Joining the movie universe is Anthony Mackie ("The Hurt Locker") as Sam Wilson, a post-traumatic stress disorder counselor Rogers befriends. He's also a former military pilot in a classified project situated between real-life wingsuits and the Iron Man armor, who finds himself again donning the Falcon project's winged, jet-powered exoskeleton, becoming in the process the Marvel movies' newest superhero.

"Sam Wilson is the only person who respects Captain America for who he is," Mackie muses. "He doesn't want anything from him, he doesn't ask him for anything. The first thing he does is, he tries to help him. So I think when you see that, it endears you to Sam, and when you see Cap being a superhero, struggling with his life, it endears you to Cap as well."

REDFORD SIGNS UP

Also new is Robert Redford as a senior S.H.I.E.L.D. official. "You get automatic '70s conspiracy-film gravitas when you hire Robert Redford," says Markus of the legendary star who's no stranger to the political thriller landscape ("Three Days of the Condor," "All the President's Men"). The role wasn't written with him in mind, Markus says, "because that's not the kind of thing you ever imagine is possible: 'Oh, yeah, we'll get Robert Redford. ... No way. When we found out it was Redford, we rewrote it with him in mind, because that's a whole persona you want to use."

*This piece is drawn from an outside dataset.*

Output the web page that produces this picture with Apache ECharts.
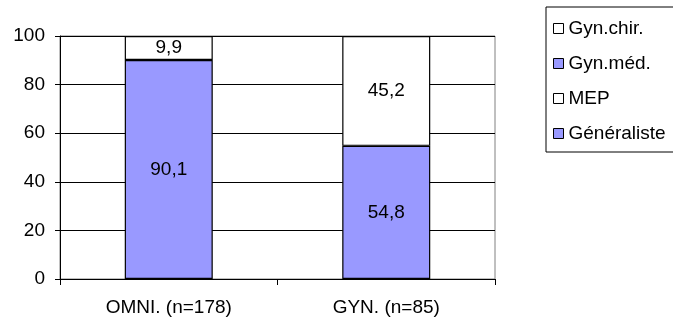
<!DOCTYPE html>
<html>
<head>
<meta charset="utf-8">
<script src="https://cdn.jsdelivr.net/npm/echarts@6/dist/echarts.min.js"></script>
<style>
  html, body { margin: 0; padding: 0; background: #fff; }
  #chart { width: 673px; height: 320px; }
</style>
</head>
<body>
<div id="chart"></div>
<script>
// Categories and stacked shares (%) per practitioner group
const categories = ['OMNI. (n=178)', 'GYN. (n=85)'];
const generaliste = [90.1, null];
const mep = [9.9, null];
const gynMed = [null, 54.8];
const gynChir = [null, 45.2];
const yTicks = [0, 20, 40, 60, 80, 100];

const legendOrder = ['Gyn.chir.', 'Gyn.méd.', 'MEP', 'Généraliste'];
const BLUE = '#9999FF';
const FONT = 'Liberation Sans, Arial, sans-serif';
const FS = 19;

function seg(name, values, color) {
  return {
    name: name,
    type: 'bar',
    stack: 'total',
    data: values.map(v => (v === null ? '-' : v)),
    barWidth: 88,
    itemStyle: { color: color, borderColor: '#000', borderWidth: 1.2 },
    label: {
      show: true,
      position: 'inside',
      color: '#000',
      fontFamily: FONT,
      fontSize: FS,
      formatter: p => String(p.value).replace('.', ',')
    },
    emphasis: { disabled: true }
  };
}

const chart = echarts.init(document.getElementById('chart'), null, { renderer: 'canvas' });
chart.setOption({
  animation: false,
  backgroundColor: '#fff',
  textStyle: { fontFamily: FONT },
  grid: {
    left: 60, right: 178, top: 36, bottom: 41,
    show: true, borderColor: '#808080', borderWidth: 1, backgroundColor: 'transparent'
  },
  legend: {
    data: legendOrder,
    orient: 'vertical',
    left: 546, top: 7,
    padding: [12, 40, 9, 7],
    itemGap: 16,
    itemWidth: 10, itemHeight: 10,
    icon: 'rect',
    borderColor: '#000', borderWidth: 1,
    textStyle: { color: '#000', fontSize: FS, fontFamily: FONT },
    itemStyle: { borderColor: '#000', borderWidth: 1 },
    selectedMode: false
  },
  xAxis: {
    type: 'category',
    data: categories,
    axisLine: { lineStyle: { color: '#000', width: 1 } },
    axisTick: { show: true, length: 6, lineStyle: { color: '#000' } },
    axisLabel: { color: '#000', fontSize: FS, margin: 19, fontFamily: FONT },
    splitLine: { show: false }
  },
  yAxis: {
    type: 'value',
    min: yTicks[0], max: yTicks[yTicks.length - 1], interval: 20,
    axisLine: { show: true, lineStyle: { color: '#000', width: 1 } },
    axisTick: { show: true, length: 5, lineStyle: { color: '#000' } },
    axisLabel: { color: '#000', fontSize: FS, margin: 15, fontFamily: FONT },
    splitLine: { show: true, lineStyle: { color: '#000', width: 1 } }
  },
  series: [
    seg('Généraliste', generaliste, BLUE),
    seg('MEP', mep, '#fff'),
    seg('Gyn.méd.', gynMed, BLUE),
    seg('Gyn.chir.', gynChir, '#fff')
  ]
});
</script>
</body>
</html>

And his iconic continuity from the days of '70s political thrillers hammers home that the surveillance fears of that era have, well, come true. "I'm not naive enough to think that we don't need some of this stuff," says co-writer McFeely. "I don't pretend to know where that line of transparency should be. But when Dianne Feinstein has to go on the floor of the Senate and call out the CIA, something's wrong. We're dumb screenwriters -- we don't have the answer. But it was nice to be able to ask some of the questions in the context of a superhero story."

Cinema of the paranoid

The writers and directors of "Captain America: The Winter Soldier" said they found inspiration from these classic 1970s political thrillers filmed in the wake of Watergate:

The Conversation (1974) Audio-surveillance expert Gene Hackman inadvertently records plans involving murder and an apparent government-agency director (Robert Duvall) in this Francis Ford Coppola classic.

The Parallax View (1974) Reporter Warren Beatty discovers a corporation devoted to political assassination with "lone gunman" patsies.

Three Days of the Condor (1975) After his field-office co-workers are assassinated, CIA analyst Robert Redford must elude a conspiracy reaching to the agency's top echelon.

All the President's Men (1976) This Oscar-winner was based on the actual events that led reporters Bob Woodward (Robert Redford) and Carl Bernstein (Dustin Hoffman) to expose the Watergate conspiracy.

Marathon Man (1976) Nazi war criminal Laurence Olivier tortures PhD candidate Dustin Hoffman, whose brother (Roy Scheider) works for a shadowy government agency called The Division.

Additionally, says co-screenwriter Christopher Markus, inspiration included "a little of 'The Manchurian Candidate' just in that kind of mental state" of a brainwashed character.